Bem claro o senhor foi, apresentou-se o tal, mas eu vou ser mais claro ainda. Não sei, não quero saber e tenho raiva de quem sabe quem foi reclamar com o senhor. Agora veja bem, o bico é meu e eu abro e fecho ele na hora que eu quiser. Eu nasci e vou morrer assobiando. Pois hoje eu vou assobiar até rachar o bico e se o senhor quiser, pode ir direto pra delegacia que eu quero ver quem vai me impedir de assobiar. E tem mais, na minha mala tem uma peixeira de 12 polegadas. Toda vez que eu tiro ela da mala o sangue corre. Será que fui claro?
Ante o silêncio sepulcral, o juiz de paz disse que não queria confusão, mas que por favor, assobiasse mais baixo um pouquinho. E foi cuidar de sua direção.
Mas acho que a raiva fez o bico inchar, prejudicando o desempenho da orquestra.
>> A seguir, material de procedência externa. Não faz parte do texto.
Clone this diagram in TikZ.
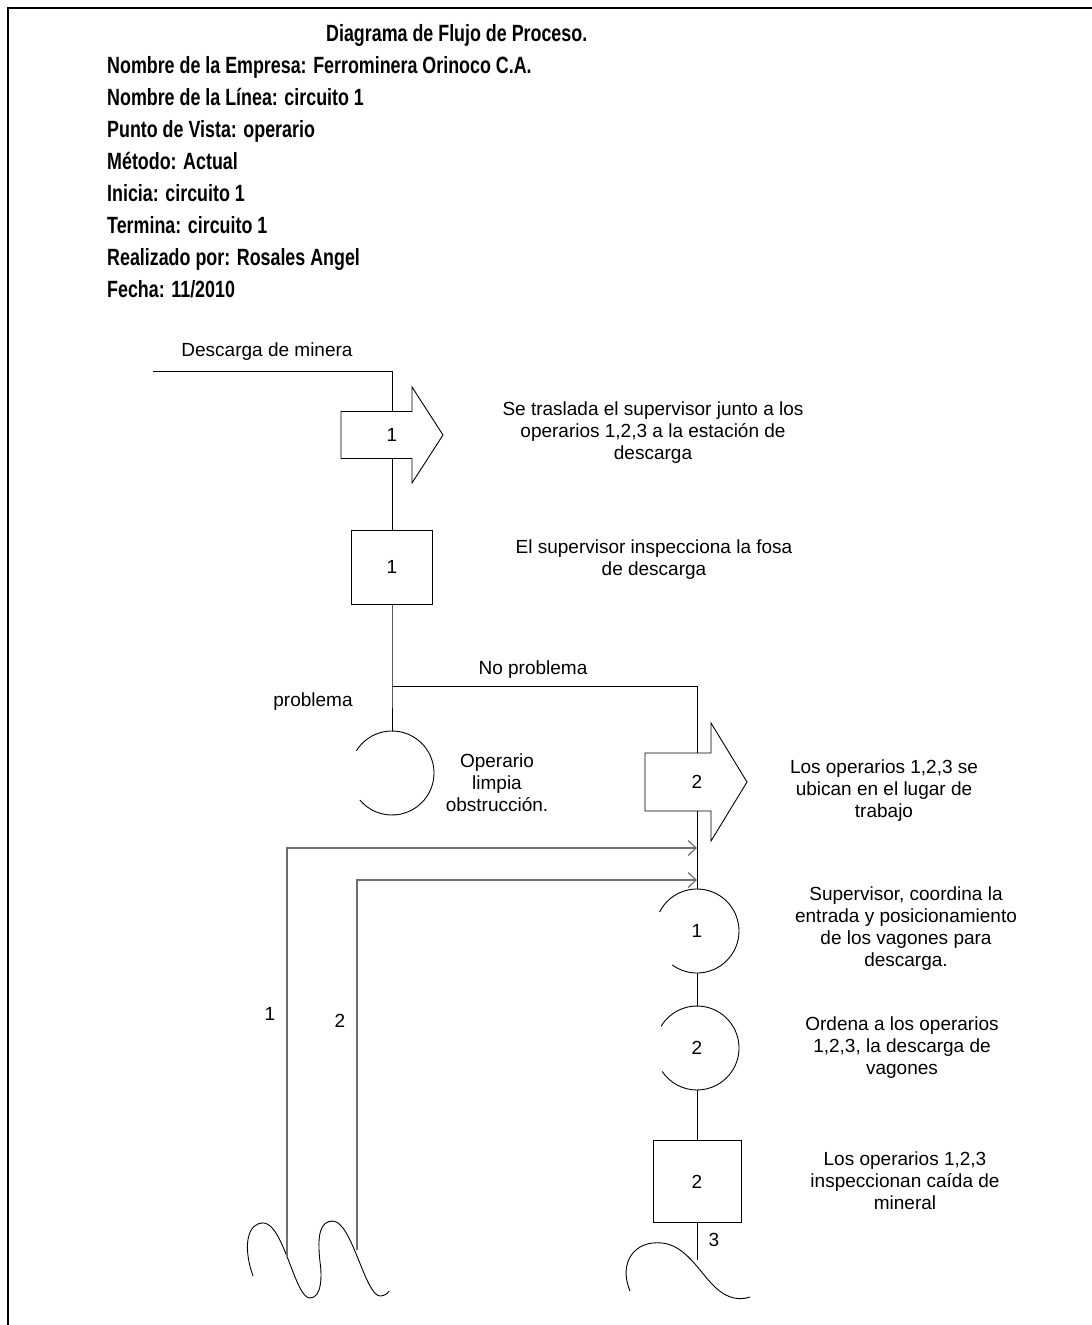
\documentclass[tikz,border=0pt]{standalone}
\usepackage{fontspec}
\setmainfont{Liberation Sans}
\usetikzlibrary{arrows.meta}
\definecolor{lineagris}{HTML}{6E6E6E}

\tikzset{
  simb/.style={draw=black,line width=0.9pt},
  conector/.style={black,line width=0.9pt},
  retorno/.style={lineagris,line width=1.2pt,-{Straight Barb[length=8pt,width=15pt]}},
  texto/.style={align=center,inner sep=0pt,font=\fontsize{19}{22}\selectfont},
  encab/.style={anchor=base west,inner sep=0pt,font=\fontsize{23.5}{27}\selectfont\bfseries},
  insp/.style={draw,line width=0.9pt,rectangle,inner sep=0pt,font=\fontsize{19}{22}\selectfont},
  oper/.style={circle,minimum size=84pt,inner sep=0pt,outer sep=0pt,font=\fontsize{19}{22}\selectfont},
}
\newcommand{\angosto}[1]{\scalebox{0.76}[1]{#1}}

\begin{document}
\begin{tikzpicture}[x=1pt,y=-1pt]
\useasboundingbox (0,0) rectangle (1092,1325);
% marco
\draw[line width=2.4pt] (8,1325) -- (8,8) -- (1092,8);

% encabezado
\node[encab] (titulo) at (326,41) {\angosto{Diagrama de Flujo de Proceso.}};
\node[encab] (empresa) at (107,73) {\angosto{Nombre de la Empresa: Ferrominera Orinoco C.A.}};
\node[encab] (linea) at (107,105) {\angosto{Nombre de la Línea: circuito 1}};
\node[encab] (vista) at (107,137) {\angosto{Punto de Vista: operario}};
\node[encab] (metodo) at (107,169) {\angosto{Método: Actual}};
\node[encab] (inicia) at (107,201) {\angosto{Inicia: circuito 1}};
\node[encab] (termina) at (107,233) {\angosto{Termina: circuito 1}};
\node[encab] (autor) at (107,265) {\angosto{Realizado por: Rosales Angel}};
\node[encab] (fecha) at (107,297) {\angosto{Fecha: 11/2010}};

% entrada
\node[texto] (entrada) at (267,352) {Descarga de minera};
\coordinate (ini) at (153,371);
\coordinate (codo) at (392,371);

% transporte 1
\node[texto] (t1) at (392,435) {1};
\draw[simb] ([shift={(-51,-23.5)}]t1.center) -- ([shift={(20,-23.5)}]t1.center)
  -- ([shift={(20,-48)}]t1.center) -- ([shift={(51,0)}]t1.center)
  -- ([shift={(20,48)}]t1.center) -- ([shift={(20,23.5)}]t1.center)
  -- ([shift={(-51,23.5)}]t1.center) -- cycle;
\coordinate (t1n) at ([yshift=23.5pt]t1.center);
\coordinate (t1s) at ([yshift=-23.5pt]t1.center);

% inspeccion 1
\node[insp,minimum width=81pt,minimum height=74pt] (s1) at (392,567) {1};

% bifurcacion
\coordinate (rama) at (392,686);
\coordinate (rama2) at (697,686);

% operacion limpieza
\node[oper] (o3) at (392,773) {};
\draw[simb] (o3.148) arc[start angle=148,end angle=-140,radius=42pt];

% transporte 2
\node[texto] (t2) at (697,782) {2};
\draw[simb] ([shift={(-52,-29)}]t2.center) -- ([shift={(14,-29)}]t2.center)
  -- ([shift={(14,-59)}]t2.center) -- ([shift={(50,0)}]t2.center)
  -- ([shift={(14,59)}]t2.center) -- ([shift={(14,29)}]t2.center)
  -- ([shift={(-52,29)}]t2.center) -- cycle;
\coordinate (t2n) at ([yshift=29pt]t2.center);
\coordinate (t2s) at ([yshift=-29pt]t2.center);

% operaciones 1 y 2
\node[oper] (o1) at (697,931) {1};
\draw[simb] (o1.153) arc[start angle=153,end angle=-126,radius=42pt];
\node[oper] (o2) at (697,1048) {2};
\draw[simb] (o2.149) arc[start angle=149,end angle=-146,radius=42pt];

% inspeccion 2
\node[insp,minimum width=88pt,minimum height=82pt] (s2) at (697,1181.5) {2};

% almacenes
\draw[simb] (253,1276) .. controls (242,1245) and (248,1222) .. (264,1223)
  .. controls (284,1225) and (295,1298) .. (310,1298)
  .. controls (322,1298) and (322,1275) .. (320,1262)
  .. controls (317,1235) and (320,1221) .. (333,1221)
  .. controls (352,1222) and (365,1295) .. (380,1296)
  .. controls (385,1296) and (388,1293) .. (389,1291);
\draw[simb] (630,1291) .. controls (618,1262) and (635,1240) .. (662,1243)
  .. controls (685,1245) and (700,1272) .. (712,1284)
  .. controls (722,1295) and (735,1302) .. (750,1297);
\coordinate (fin1) at (287,1256);
\coordinate (fin2) at (357,1250);
\coordinate (fin3) at (697,1260);
\coordinate (m1) at (697,848);
\coordinate (m2) at (697,880);

% conectores
\draw[conector] (ini) -- (codo) -- (t1n);
\draw[conector] (t1s) -- (s1.north);
\draw[conector] (s1.south) -- (rama) -- (o3.north);
\draw[conector] (rama) -- (rama2) -- (t2n);
\draw[conector] (t2s) -- (o1.north);
\draw[conector] (o1.south) -- (o2.north);
\draw[conector] (o2.south) -- (s2.north);
\draw[conector] (s2.south) -- (fin3);
\draw[retorno] (fin1) |- (m1);
\draw[retorno] (fin2) |- (m2);

% textos
\node[texto] (d1) at (653,433) {Se traslada el supervisor junto a los\\operarios 1,2,3 a la estación de\\descarga};
\node[texto] (d2) at (654,560) {El supervisor inspecciona la fosa\\de descarga};
\node[texto] (noprob) at (533,670) {No problema};
\node[texto] (prob) at (313,702) {problema};
\node[texto] (d3) at (497,783) {Operario\\limpia\\obstrucción.};
\node[texto] (d4) at (884,791) {Los operarios 1,2,3 se\\ubican en el lugar de\\trabajo};
\node[texto] (d5) at (906,929) {Supervisor, coordina la\\entrada y posicionamiento\\de los vagones para\\descarga.};
\node[texto] (d6) at (902,1048) {Ordena a los operarios\\1,2,3, la descarga de\\vagones};
\node[texto] (d7) at (905,1181) {Los operarios 1,2,3\\inspeccionan caída de\\mineral};
\node[texto] (e1) at (270,1014) {1};
\node[texto] (e2) at (340,1021) {2};
\node[texto] (e3) at (714,1240) {3};
\end{tikzpicture}
\end{document}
Depois de umas duas desafinadas do clarinete, nas notas altas, o assobiador se abusou e se recolheu. E todos dormimos em paz.
Depois das voltas de toda uma vida, fechei o ciclo de minhas andanças, retornando para minha Bahia, para Salvador, sendo mais exato. E aqui voltamos ao começo da história, porque uma das boas coisas (entre outras, claro) desse meu retorno, foi reencontrar essa gente que gosta de assobiar. Pelos corredores da Empresa, pelas ruas da cidade, no calçadão da praia, em todos os lugares você certamente vai se deparar com alguém solando uma canção no bico. Até nos banheiros, você escuta alguém fazendo xixi e assobiando, na maior tranquilidade. Eu acho uma delícia e até retomei meu velho hábito, recolhido há mais de 40 anos. Portanto, ao ouvir um assobio anônimo, em alguma rua da Boa Terra, pode ser eu.
Meu velho pai já não assobia mais, mas eu lhe herdei esse hábito que há de morrer comigo, como o destemido assobiador do ônibus, que, pelo sotaque, bem poderia ser baiano. Talvez assobiar seja uma faceta da musicalidade tão generosa por aqui. Por que não?
Se levarmos o caso por aí, não há como não falar, também, de outro hábito baiano, que carrego desde sempre: cantarolar ao chuveiro. Tem até uns causos curiosos a respeito, mas aí já é uma outra história.